▶ [WORK TO BE COMPLETED] Gather each line of the records where "chart" appears.
>> begin TASK MATERIAL
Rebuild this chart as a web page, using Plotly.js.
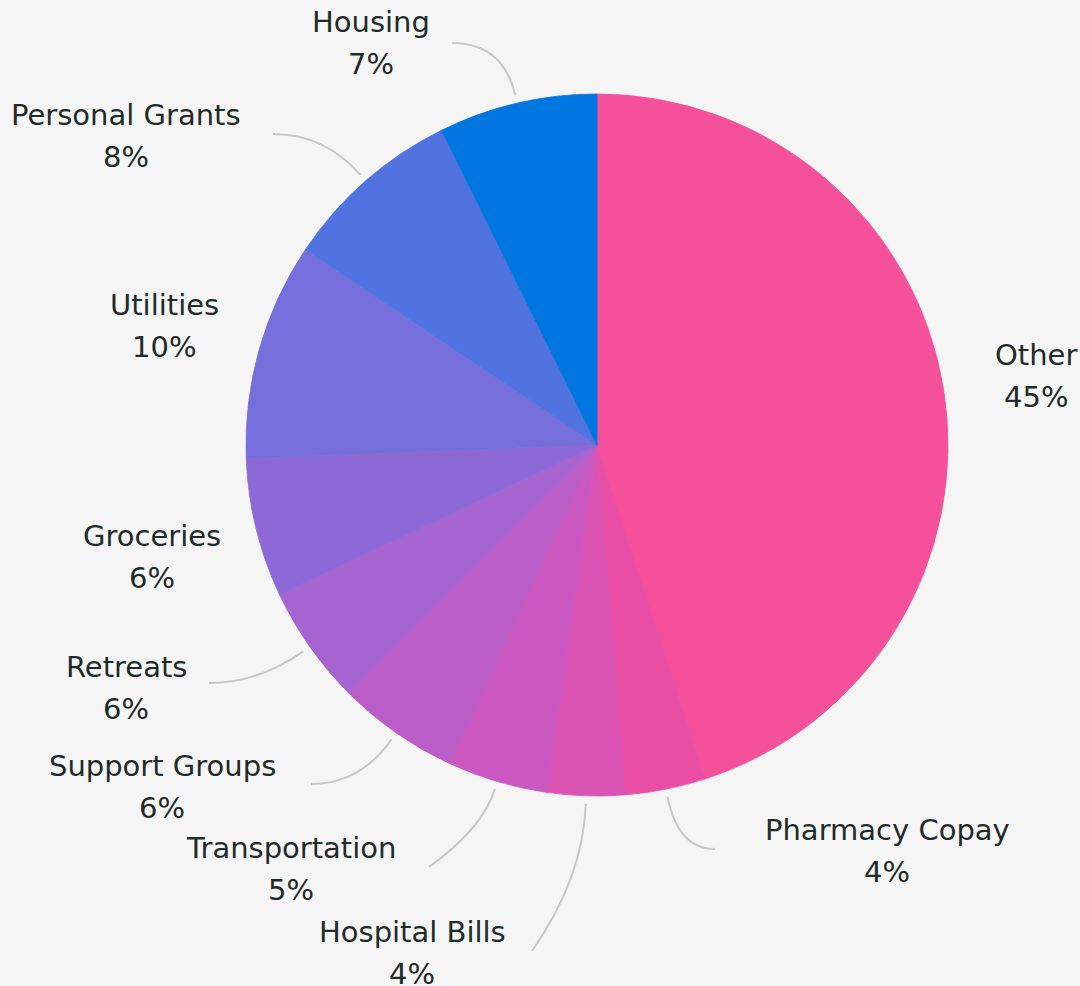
<!DOCTYPE html>
<html>
<head>
<meta charset="utf-8">
<script src="https://cdn.plot.ly/plotly-3.0.1.min.js"></script>
<style>
  html, body { margin: 0; padding: 0; background: #F5F5F5; }
  #chart { width: 1080px; height: 986px; }
</style>
</head>
<body>
<div id="chart"></div>
<script>
// ---- data ----
const categories = ["Other", "Pharmacy Copay", "Hospital Bills", "Transportation", "Support Groups",
                    "Retreats", "Groceries", "Utilities", "Personal Grants", "Housing"];
const shares = [45.0, 3.7, 3.6, 4.6, 5.6, 5.5, 6.4, 10.0, 8.3, 7.3];
const sliceColors = ["#F5509A", "#EB4FA5", "#DB53B3", "#CB58C0", "#BA5DC6",
                     "#A664D1", "#8D69D8", "#766FDB", "#5073E0", "#0077E0"];

// ---- label layout (pixel positions of label blocks and connector ends) ----
const labelCenters = [[1036, 376], [887, 851], [412, 953], [291, 869], [162, 787],
                      [126, 688], [152, 557], [164, 326], [126, 136], [371, 43]];
const connectorEnds = [null, [715, 849], [532, 951], [429, 867], [311, 784],
                       [209, 683], null, null, [273, 134], [452, 43]];

const W = 1080, H = 986;
const CX = 597, CY = 445, R = 351;
const px = x => x / W;
const py = y => 1 - y / H;

const total = shares.reduce((a, b) => a + b, 0);
const annotations = [];
const shapes = [];
const textFont = {family: "DejaVu Sans, sans-serif", size: 29, color: "#1E2B28"};

let cum = 0;
shares.forEach((v, i) => {
  const mid = (cum + v / 2) / total * 2 * Math.PI;   // clockwise from 12 o'clock
  cum += v;
  const pct = Math.round(v / total * 100) + "%";
  const [lx, ly] = labelCenters[i];
  annotations.push({xref: "paper", yref: "paper", x: px(lx), y: py(ly - 21),
    text: categories[i], showarrow: false, xanchor: "center", yanchor: "middle", font: textFont});
  annotations.push({xref: "paper", yref: "paper", x: px(lx), y: py(ly + 21),
    text: pct, showarrow: false, xanchor: "center", yanchor: "middle", font: textFont});
  const end = connectorEnds[i];
  if (end) {
    const dx = Math.sin(mid), dy = -Math.cos(mid);
    const sx = CX + dx * (R + 8), sy = CY + dy * (R + 8);
    let t = (end[1] - sy) / dy;
    if (t > 60) t = t / 2;
    const qx = sx + dx * t, qy = sy + dy * t;
    shapes.push({type: "path", xref: "paper", yref: "paper",
      path: `M ${px(sx)} ${py(sy)} Q ${px(qx)} ${py(qy)} ${px(end[0])} ${py(end[1])}`,
      line: {color: "#C8C8C8", width: 2}});
  }
});

const trace = {
  type: "pie",
  labels: categories,
  values: shares,
  sort: false,
  direction: "clockwise",
  rotation: 0,
  marker: {colors: sliceColors, line: {width: 0.8, color: sliceColors}},
  textinfo: "none",
  hoverinfo: "label+percent",
  showlegend: false,
  domain: {x: [px(CX - R), px(CX + R)], y: [py(CY + R), py(CY - R)]}
};

const layout = {
  width: W, height: H,
  margin: {l: 0, r: 0, t: 0, b: 0},
  paper_bgcolor: "#F5F5F5",
  plot_bgcolor: "#F5F5F5",
  showlegend: false,
  annotations: annotations,
  shapes: shapes
};

Plotly.newPlot("chart", [trace], layout, {displayModeBar: false, staticPlot: true});
</script>
</body>
</html>
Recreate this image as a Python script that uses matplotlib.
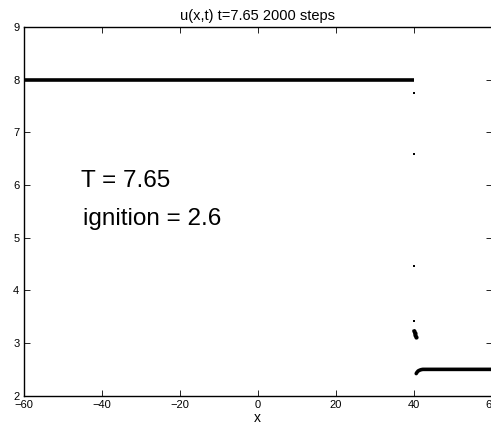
>> end TASK MATERIAL
▶ [WRITTEN SOLUTION]
Rebuild this chart as a web page, using Plotly.js.
  #chart { width: 1080px; height: 986px; }
<div id="chart"></div>
Plotly.newPlot("chart", [trace], layout, {displayModeBar: false, staticPlot: true});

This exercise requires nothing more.